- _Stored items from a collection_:
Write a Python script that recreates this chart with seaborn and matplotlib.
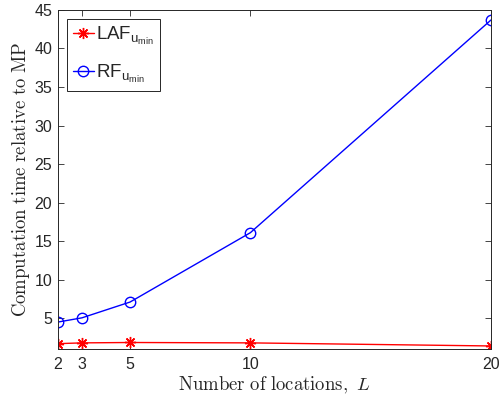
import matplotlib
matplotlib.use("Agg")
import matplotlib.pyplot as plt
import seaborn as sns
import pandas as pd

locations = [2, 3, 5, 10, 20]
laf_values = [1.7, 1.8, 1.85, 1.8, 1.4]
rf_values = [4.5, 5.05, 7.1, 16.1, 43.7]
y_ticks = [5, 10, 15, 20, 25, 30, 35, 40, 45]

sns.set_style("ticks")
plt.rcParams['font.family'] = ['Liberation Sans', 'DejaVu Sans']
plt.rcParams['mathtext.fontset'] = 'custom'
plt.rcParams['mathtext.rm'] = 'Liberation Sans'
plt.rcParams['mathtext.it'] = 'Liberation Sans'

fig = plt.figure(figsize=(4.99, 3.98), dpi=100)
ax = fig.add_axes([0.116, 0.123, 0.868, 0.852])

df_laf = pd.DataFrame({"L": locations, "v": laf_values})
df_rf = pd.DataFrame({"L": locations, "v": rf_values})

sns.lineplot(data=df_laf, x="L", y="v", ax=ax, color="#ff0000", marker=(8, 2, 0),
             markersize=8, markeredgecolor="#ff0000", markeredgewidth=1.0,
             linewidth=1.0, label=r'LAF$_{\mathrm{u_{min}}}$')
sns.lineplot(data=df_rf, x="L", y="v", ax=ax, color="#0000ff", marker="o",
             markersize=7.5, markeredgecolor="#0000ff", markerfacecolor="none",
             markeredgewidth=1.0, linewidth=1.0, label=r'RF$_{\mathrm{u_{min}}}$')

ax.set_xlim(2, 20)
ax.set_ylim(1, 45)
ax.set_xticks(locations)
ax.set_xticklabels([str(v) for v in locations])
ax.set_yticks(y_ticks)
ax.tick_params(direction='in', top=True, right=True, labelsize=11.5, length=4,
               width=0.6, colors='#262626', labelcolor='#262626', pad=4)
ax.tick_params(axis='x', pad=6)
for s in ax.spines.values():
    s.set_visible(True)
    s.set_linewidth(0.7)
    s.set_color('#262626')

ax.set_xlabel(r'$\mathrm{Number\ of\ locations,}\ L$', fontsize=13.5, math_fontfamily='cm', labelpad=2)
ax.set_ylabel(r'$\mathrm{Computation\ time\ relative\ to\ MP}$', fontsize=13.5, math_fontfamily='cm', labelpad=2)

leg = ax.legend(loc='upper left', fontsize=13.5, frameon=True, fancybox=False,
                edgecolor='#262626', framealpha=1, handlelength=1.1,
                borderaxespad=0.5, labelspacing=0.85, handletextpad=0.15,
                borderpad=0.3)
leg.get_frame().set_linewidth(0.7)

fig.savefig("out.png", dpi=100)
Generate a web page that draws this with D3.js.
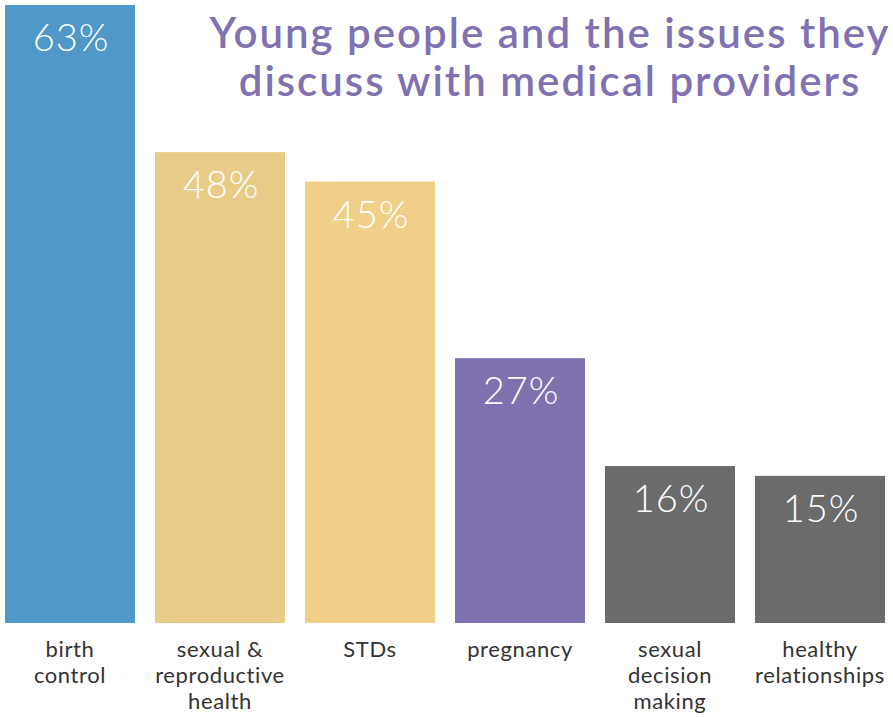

- _Task objective_: Above are records with pictures; repeat the records exactly and leave the pictures out.

- _Finished exercise_:
Write a Python script that recreates this chart with seaborn and matplotlib.
import matplotlib
matplotlib.use("Agg")
import matplotlib.pyplot as plt
import seaborn as sns
import pandas as pd

locations = [2, 3, 5, 10, 20]
laf_values = [1.7, 1.8, 1.85, 1.8, 1.4]
rf_values = [4.5, 5.05, 7.1, 16.1, 43.7]
y_ticks = [5, 10, 15, 20, 25, 30, 35, 40, 45]

sns.set_style("ticks")
plt.rcParams['font.family'] = ['Liberation Sans', 'DejaVu Sans']
plt.rcParams['mathtext.fontset'] = 'custom'
plt.rcParams['mathtext.rm'] = 'Liberation Sans'
plt.rcParams['mathtext.it'] = 'Liberation Sans'

fig = plt.figure(figsize=(4.99, 3.98), dpi=100)
ax = fig.add_axes([0.116, 0.123, 0.868, 0.852])

df_laf = pd.DataFrame({"L": locations, "v": laf_values})
df_rf = pd.DataFrame({"L": locations, "v": rf_values})

sns.lineplot(data=df_laf, x="L", y="v", ax=ax, color="#ff0000", marker=(8, 2, 0),
             markersize=8, markeredgecolor="#ff0000", markeredgewidth=1.0,
             linewidth=1.0, label=r'LAF$_{\mathrm{u_{min}}}$')
sns.lineplot(data=df_rf, x="L", y="v", ax=ax, color="#0000ff", marker="o",
             markersize=7.5, markeredgecolor="#0000ff", markerfacecolor="none",
             markeredgewidth=1.0, linewidth=1.0, label=r'RF$_{\mathrm{u_{min}}}$')

ax.set_xlim(2, 20)
ax.set_ylim(1, 45)
ax.set_xticks(locations)
ax.set_xticklabels([str(v) for v in locations])
ax.set_yticks(y_ticks)
ax.tick_params(direction='in', top=True, right=True, labelsize=11.5, length=4,
               width=0.6, colors='#262626', labelcolor='#262626', pad=4)
ax.tick_params(axis='x', pad=6)
for s in ax.spines.values():
    s.set_visible(True)
    s.set_linewidth(0.7)
    s.set_color('#262626')

ax.set_xlabel(r'$\mathrm{Number\ of\ locations,}\ L$', fontsize=13.5, math_fontfamily='cm', labelpad=2)
ax.set_ylabel(r'$\mathrm{Computation\ time\ relative\ to\ MP}$', fontsize=13.5, math_fontfamily='cm', labelpad=2)

leg = ax.legend(loc='upper left', fontsize=13.5, frameon=True, fancybox=False,
                edgecolor='#262626', framealpha=1, handlelength=1.1,
                borderaxespad=0.5, labelspacing=0.85, handletextpad=0.15,
                borderpad=0.3)
leg.get_frame().set_linewidth(0.7)

fig.savefig("out.png", dpi=100)
Generate a web page that draws this with D3.js.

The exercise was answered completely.